── Dataset records ──
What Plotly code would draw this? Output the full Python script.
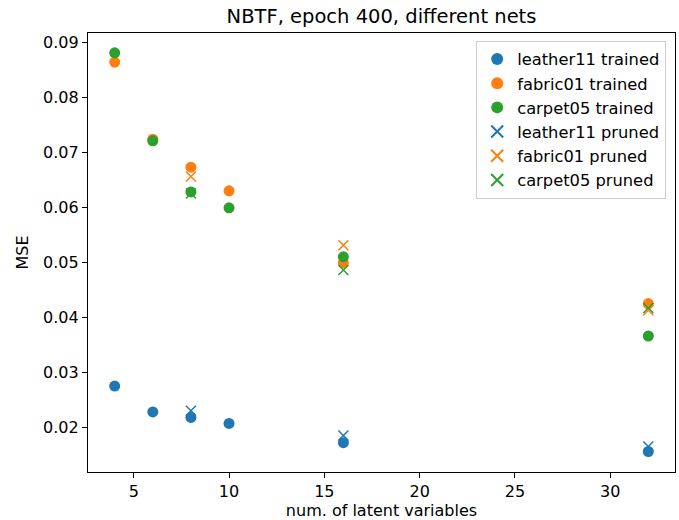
import plotly.graph_objects as go

# Mean squared error per net, by number of latent variables
latent_trained = [4, 6, 8, 10, 16, 32]
leather11_trained = [0.0275, 0.0228, 0.0218, 0.0207, 0.0172, 0.0156]
fabric01_trained = [0.0864, 0.0724, 0.0673, 0.0630, 0.0499, 0.0425]
carpet05_trained = [0.0881, 0.0721, 0.0628, 0.0599, 0.0510, 0.0366]

latent_pruned = [8, 16, 32]
leather11_pruned = [0.0230, 0.0185, 0.0165]
fabric01_pruned = [0.0656, 0.0531, 0.0413]
carpet05_pruned = [0.0625, 0.0486, 0.0417]

x_ticks = [5, 10, 15, 20, 25, 30]
y_ticks = [0.02, 0.03, 0.04, 0.05, 0.06, 0.07, 0.08, 0.09]

BLUE, ORANGE, GREEN = "#1f77b4", "#ff7f0e", "#2ca02c"

fig = go.Figure()

trained = [
    ("leather11 trained", leather11_trained, BLUE),
    ("fabric01 trained", fabric01_trained, ORANGE),
    ("carpet05 trained", carpet05_trained, GREEN),
]
pruned = [
    ("leather11 pruned", leather11_pruned, BLUE),
    ("fabric01 pruned", fabric01_pruned, ORANGE),
    ("carpet05 pruned", carpet05_pruned, GREEN),
]

for name, vals, col in trained:
    fig.add_trace(go.Scatter(
        x=latent_trained, y=vals, mode="markers", name=name,
        marker=dict(symbol="circle", size=11, color=col, line=dict(width=0)),
    ))
for name, vals, col in pruned:
    fig.add_trace(go.Scatter(
        x=latent_pruned, y=vals, mode="markers", name=name,
        marker=dict(symbol="x-thin", size=10, color=col,
                    line=dict(width=1.5, color=col)),
    ))

font = "DejaVu Sans"
axis_common = dict(
    showline=True, linecolor="black", linewidth=1.3, mirror=True,
    ticks="outside", ticklen=5, tickwidth=1.2, tickcolor="black",
    showgrid=False, zeroline=False,
    tickfont=dict(family=font, size=16, color="black"),
)

fig.update_layout(
    width=679, height=520,
    margin=dict(l=88, r=4, t=33, b=48),
    paper_bgcolor="white", plot_bgcolor="white",
    title=dict(text="NBTF, epoch 400, different nets", x=0.5, xanchor="center",
               y=1 - 16 / 520, yanchor="middle",
               xref="paper",
               font=dict(family=font, size=19.5, color="black")),
    xaxis=dict(range=[2.6, 33.4], tickvals=x_ticks,
               title=dict(text="num. of latent variables", standoff=2,
                          font=dict(family=font, size=16, color="black")),
               **axis_common),
    yaxis=dict(range=[0.01187, 0.0917], tickvals=y_ticks,
               tickformat=".2f",
               title=dict(text="MSE", standoff=10,
                          font=dict(family=font, size=16, color="black")),
               **axis_common),
    legend=dict(x=0.985, y=0.982, xanchor="right", yanchor="top",
                bgcolor="white", bordercolor="#cccccc", borderwidth=1,
                font=dict(family=font, size=16.3, color="black"),
                itemsizing="constant", tracegroupgap=0),
    showlegend=True,
)

fig.write_html("out.html")
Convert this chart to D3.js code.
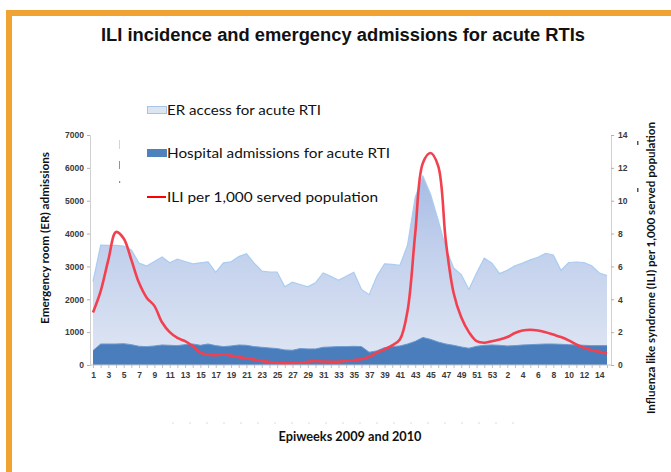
───
_Required work_: Without the pictures, write out the lines from the beginning of the entries through the line with "import plotly.graph_objects as go".

_Expected output_:
What Plotly code would draw this? Output the full Python script.
import plotly.graph_objects as go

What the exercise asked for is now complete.